Uitspraak: 17-2574 RA
De gemeente Amstelveen had vanaf 2015 de beheertaken van enkele buitensportlocaties overgedragen aan de stichting. De stichting werd daarmee verantwoordelijk voor de vervanging, het beheer en het dagelijks en groot onderhoud van de buitensportlocaties. Die taak werd gefinancierd door een jaarlijks subsidiebedrag ten behoeve van vervanging sportvelden en door verlaging van de huur van de accommodaties. De financieel manager dacht de kosten te kunnen dekken door dat geld onder te brengen bij een investeringsfonds, maar op advies van de accountant werd gekozen voor het vormen van een voorziening groot onderhoud. De gemeente Amstelveen schreef dat volgens hem voor.
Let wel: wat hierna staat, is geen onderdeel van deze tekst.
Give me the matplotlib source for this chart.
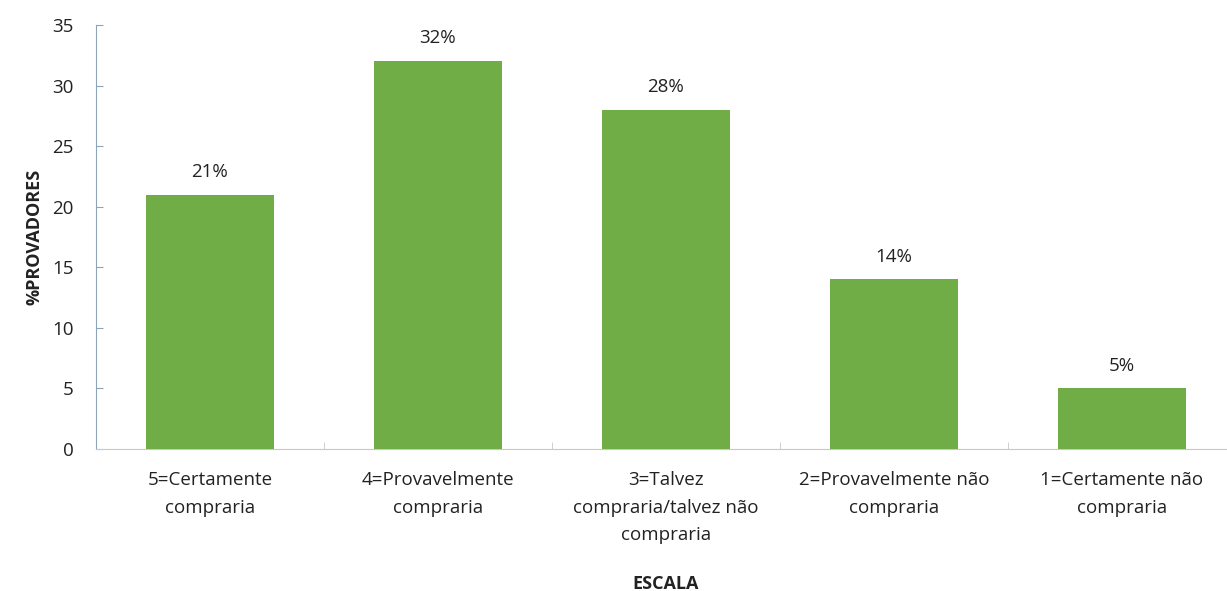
import matplotlib
matplotlib.use("Agg")
import matplotlib.pyplot as plt

categories = ["5=Certamente\ncompraria", "4=Provavelmente\ncompraria",
              "3=Talvez\ncompraria/talvez não\ncompraria",
              "2=Provavelmente não\ncompraria", "1=Certamente não\ncompraria"]
values = [21, 32, 28, 14, 5]
labels = ["21%", "32%", "28%", "14%", "5%"]
yticks = [0, 5, 10, 15, 20, 25, 30, 35]

plt.rcParams['font.family'] = ['Open Sans', 'DejaVu Sans']

fig = plt.figure(figsize=(12.27, 5.91), dpi=100)
ax = fig.add_axes([96/1227, 1-449/591, 1140/1227, (449-25)/591])
x = list(range(len(values)))
bars = ax.bar(x, values, width=0.565, color='#70AD47', zorder=3)
for xi, v, lab in zip(x, values, labels):
    ax.annotate(lab, (xi, v), xytext=(0, 10), textcoords='offset points',
                ha='center', va='bottom', fontsize=13.5, color='#222222')

ax.set_xlim(-0.5, len(values) - 0.5)
ax.set_ylim(0, 35)
ax.set_yticks(yticks)
ax.set_xticks(x)
ax.set_xticklabels(categories, fontsize=13.5, color='#222222', linespacing=1.68)
ax.tick_params(axis='y', labelsize=13.5, labelcolor='#222222', direction='in',
               length=5, color='#8EA4B8', pad=16)
ax.tick_params(axis='x', length=0, pad=16)
ax.set_xticks([i + 0.5 for i in range(len(values) - 1)], minor=True)
ax.tick_params(axis='x', which='minor', length=5, direction='in', color='#C8C8C8')

for s in ['top', 'right']:
    ax.spines[s].set_visible(False)
ax.spines['left'].set_color('#8EA4B8')
ax.spines['bottom'].set_color('#C8C8C8')

ax.set_ylabel('%PROVADORES', fontsize=13, fontweight='bold', color='#222222', labelpad=6)
ax.set_xlabel('ESCALA', fontsize=13, fontweight='bold', color='#222222', labelpad=22)

fig.savefig('out.png', dpi=100)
Volgens de voormalige financieel manager was dat advies onjuist. Daardoor zijn de toekomstige uitgaven voor vervanging of renovatie van toplagen voor buitensportaccommodaties in de jaarrekening over 2015 van de stichting ten onrechte niet aangemerkt als investeringen, maar als kosten verantwoord en geparkeerd in de voorziening groot onderhoud, vond hij. Ook zou de waarderingsgrondslag voor de (berekening van de omvang van de) voorziening groot onderhoud in de jaarrekeningen over 2015 en 2016 in strijd zijn met de feiten en met wet- en regelgeving.
Besluiten
De Accountantskamer gaat daar deels in mee en tikt de betrokken RAtant op de vingers. De accountant heeft volgens de tuchtrechter onvoldoende onderzocht of de voor de overdracht noodzakelijke stappen door de gemeente in de vorm van genomen besluit(en) en ondertekening van de huurovereenkomst zijn gezet. Informatie over de feitelijke uitvoering van de overdracht, waarover de accountant wel beschikte, kan deze lacune naar het oordeel van de Accountantskamer niet vullen.
Tekortkomingen in analyse
Met betrekking tot de in het controledossier vastgelegde overwegingen over de aanvaardbaarheid van het opnemen van een voorziening groot onderhoud verwees de accountant bovendien naar een analyse die volgens de Accountantskamer tekortkomingen vertoont. De relevante overwegingen waren daarin namelijk niet of onvoldoende vastgelegd. ‘Zo gaat de analyse niet in op van toepassing zijnde verslaggevingsvoorschriften, wordt geen aandacht besteed aan de wijze waarop een voorziening groot onderhoud gevormd zou moeten worden en aan de bestaande verplichting bij beëindiging van de overdracht het restant van de verkregen fondsen te retourneren aan de gemeente. De analyse is daarom incompleet en vormt daarmee geen zorgvuldige onderbouwing van het besluit van betrokkene het vormen van de voorziening en de omvang daarvan aanvaardbaar te achten.’
Dat in aanmerking nemend moet de conclusie volgens de tuchtrechter luiden dat de accountant bij de controle van de gevormde voorziening voor groot onderhoud in verschillende opzichten is tekortgeschoten. Hij heeft daarmee het beginsel van vakbekwaamheid en zorgvuldigheid zoals opgenomen in artikel 2 onder d van de VGBA geschonden. Een waarschuwing vindt de tuchtrechter op zijn plaats.